▶ _Data lines_:

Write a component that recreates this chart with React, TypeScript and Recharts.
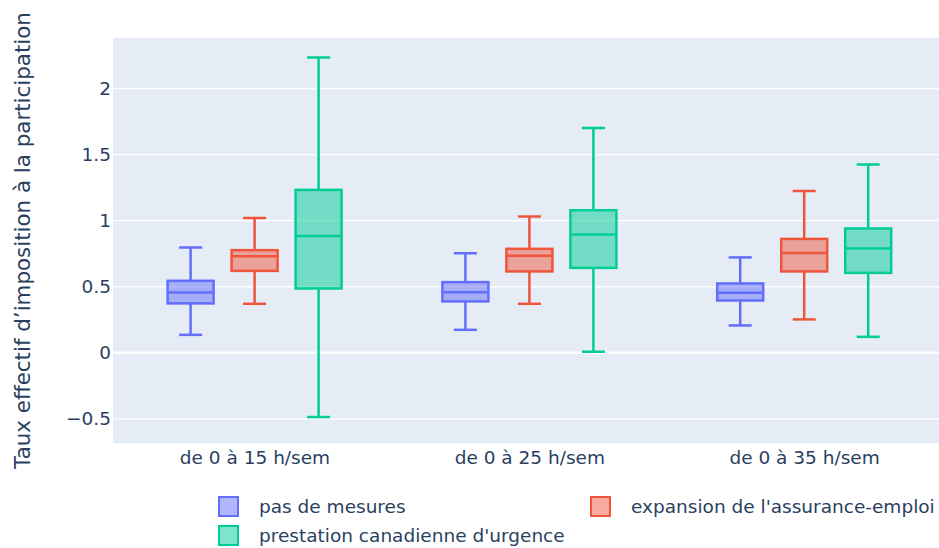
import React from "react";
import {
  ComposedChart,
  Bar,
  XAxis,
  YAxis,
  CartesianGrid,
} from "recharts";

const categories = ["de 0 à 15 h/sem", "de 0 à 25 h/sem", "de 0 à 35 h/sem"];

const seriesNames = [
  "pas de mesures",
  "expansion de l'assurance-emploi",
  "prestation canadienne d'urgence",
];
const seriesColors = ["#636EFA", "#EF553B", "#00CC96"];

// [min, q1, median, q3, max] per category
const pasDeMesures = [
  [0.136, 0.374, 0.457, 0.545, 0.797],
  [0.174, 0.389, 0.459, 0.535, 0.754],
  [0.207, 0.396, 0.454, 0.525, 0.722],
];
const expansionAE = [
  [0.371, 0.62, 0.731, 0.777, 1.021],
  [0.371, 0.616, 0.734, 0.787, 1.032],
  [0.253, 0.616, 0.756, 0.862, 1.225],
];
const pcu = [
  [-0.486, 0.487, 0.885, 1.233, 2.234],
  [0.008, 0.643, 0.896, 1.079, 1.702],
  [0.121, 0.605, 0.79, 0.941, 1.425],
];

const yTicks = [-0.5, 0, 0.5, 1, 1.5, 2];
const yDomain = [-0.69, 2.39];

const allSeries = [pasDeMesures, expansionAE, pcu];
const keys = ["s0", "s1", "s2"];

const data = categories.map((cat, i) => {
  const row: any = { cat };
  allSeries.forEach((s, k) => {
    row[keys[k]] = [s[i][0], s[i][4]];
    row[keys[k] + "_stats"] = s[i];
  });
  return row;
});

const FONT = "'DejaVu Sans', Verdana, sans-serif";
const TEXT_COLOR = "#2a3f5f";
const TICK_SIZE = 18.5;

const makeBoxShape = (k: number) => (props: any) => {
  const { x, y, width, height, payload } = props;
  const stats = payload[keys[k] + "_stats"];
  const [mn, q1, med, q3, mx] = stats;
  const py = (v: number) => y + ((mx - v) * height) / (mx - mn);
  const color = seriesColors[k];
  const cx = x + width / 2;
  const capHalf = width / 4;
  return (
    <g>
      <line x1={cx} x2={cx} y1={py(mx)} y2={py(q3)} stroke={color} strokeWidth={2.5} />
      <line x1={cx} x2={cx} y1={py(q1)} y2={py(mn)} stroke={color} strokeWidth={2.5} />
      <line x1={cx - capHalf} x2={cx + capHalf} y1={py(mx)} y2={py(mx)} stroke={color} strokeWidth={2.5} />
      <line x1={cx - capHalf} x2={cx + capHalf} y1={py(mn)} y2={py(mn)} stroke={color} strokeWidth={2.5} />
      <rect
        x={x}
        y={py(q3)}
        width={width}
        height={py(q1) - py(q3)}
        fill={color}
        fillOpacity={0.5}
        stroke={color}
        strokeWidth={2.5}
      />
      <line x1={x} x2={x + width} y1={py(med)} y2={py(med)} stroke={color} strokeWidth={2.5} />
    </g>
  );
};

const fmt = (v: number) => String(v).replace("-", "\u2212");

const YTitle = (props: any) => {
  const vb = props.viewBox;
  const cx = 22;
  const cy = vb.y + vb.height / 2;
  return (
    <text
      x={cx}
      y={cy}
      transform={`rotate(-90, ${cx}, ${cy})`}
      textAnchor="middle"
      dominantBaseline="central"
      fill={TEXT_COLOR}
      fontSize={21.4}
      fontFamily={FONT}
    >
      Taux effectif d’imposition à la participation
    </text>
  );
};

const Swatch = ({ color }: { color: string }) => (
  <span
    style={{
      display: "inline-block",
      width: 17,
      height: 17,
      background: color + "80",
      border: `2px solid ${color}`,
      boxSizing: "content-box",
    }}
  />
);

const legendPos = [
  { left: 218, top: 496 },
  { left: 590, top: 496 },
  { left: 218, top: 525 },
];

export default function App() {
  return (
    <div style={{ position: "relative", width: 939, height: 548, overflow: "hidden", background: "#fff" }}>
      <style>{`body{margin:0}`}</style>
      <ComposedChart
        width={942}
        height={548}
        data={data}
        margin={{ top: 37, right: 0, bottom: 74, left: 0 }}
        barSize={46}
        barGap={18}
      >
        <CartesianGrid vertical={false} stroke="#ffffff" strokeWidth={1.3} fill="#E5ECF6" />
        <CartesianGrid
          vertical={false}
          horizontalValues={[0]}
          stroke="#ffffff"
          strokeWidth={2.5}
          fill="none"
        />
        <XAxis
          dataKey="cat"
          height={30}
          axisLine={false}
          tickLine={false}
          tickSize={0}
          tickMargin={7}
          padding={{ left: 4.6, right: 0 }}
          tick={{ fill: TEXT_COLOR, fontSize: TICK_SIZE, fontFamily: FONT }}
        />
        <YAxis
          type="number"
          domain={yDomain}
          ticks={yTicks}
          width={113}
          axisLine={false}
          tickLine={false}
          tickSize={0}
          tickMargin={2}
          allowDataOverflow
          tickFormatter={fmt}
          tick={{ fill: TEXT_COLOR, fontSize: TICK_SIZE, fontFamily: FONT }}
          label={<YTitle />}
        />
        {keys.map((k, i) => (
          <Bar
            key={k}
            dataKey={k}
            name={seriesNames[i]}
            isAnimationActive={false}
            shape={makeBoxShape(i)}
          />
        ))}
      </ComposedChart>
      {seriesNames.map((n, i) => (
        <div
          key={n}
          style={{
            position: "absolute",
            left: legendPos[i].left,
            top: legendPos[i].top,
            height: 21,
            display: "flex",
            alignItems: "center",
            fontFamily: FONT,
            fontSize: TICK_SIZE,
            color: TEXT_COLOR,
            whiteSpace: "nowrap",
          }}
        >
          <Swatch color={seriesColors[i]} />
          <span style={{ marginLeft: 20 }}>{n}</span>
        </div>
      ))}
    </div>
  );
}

▶ _Short task_: Leave out the pictures. Transcribe only the lines above, from the first through the one that contains "const TICK_SIZE = 18.5;".

▶ _Final result_:
Write a component that recreates this chart with React, TypeScript and Recharts.
import React from "react";
import {
  ComposedChart,
  Bar,
  XAxis,
  YAxis,
  CartesianGrid,
} from "recharts";

const categories = ["de 0 à 15 h/sem", "de 0 à 25 h/sem", "de 0 à 35 h/sem"];

const seriesNames = [
  "pas de mesures",
  "expansion de l'assurance-emploi",
  "prestation canadienne d'urgence",
];
const seriesColors = ["#636EFA", "#EF553B", "#00CC96"];

// [min, q1, median, q3, max] per category
const pasDeMesures = [
  [0.136, 0.374, 0.457, 0.545, 0.797],
  [0.174, 0.389, 0.459, 0.535, 0.754],
  [0.207, 0.396, 0.454, 0.525, 0.722],
];
const expansionAE = [
  [0.371, 0.62, 0.731, 0.777, 1.021],
  [0.371, 0.616, 0.734, 0.787, 1.032],
  [0.253, 0.616, 0.756, 0.862, 1.225],
];
const pcu = [
  [-0.486, 0.487, 0.885, 1.233, 2.234],
  [0.008, 0.643, 0.896, 1.079, 1.702],
  [0.121, 0.605, 0.79, 0.941, 1.425],
];

const yTicks = [-0.5, 0, 0.5, 1, 1.5, 2];
const yDomain = [-0.69, 2.39];

const allSeries = [pasDeMesures, expansionAE, pcu];
const keys = ["s0", "s1", "s2"];

const data = categories.map((cat, i) => {
  const row: any = { cat };
  allSeries.forEach((s, k) => {
    row[keys[k]] = [s[i][0], s[i][4]];
    row[keys[k] + "_stats"] = s[i];
  });
  return row;
});

const FONT = "'DejaVu Sans', Verdana, sans-serif";
const TEXT_COLOR = "#2a3f5f";
const TICK_SIZE = 18.5;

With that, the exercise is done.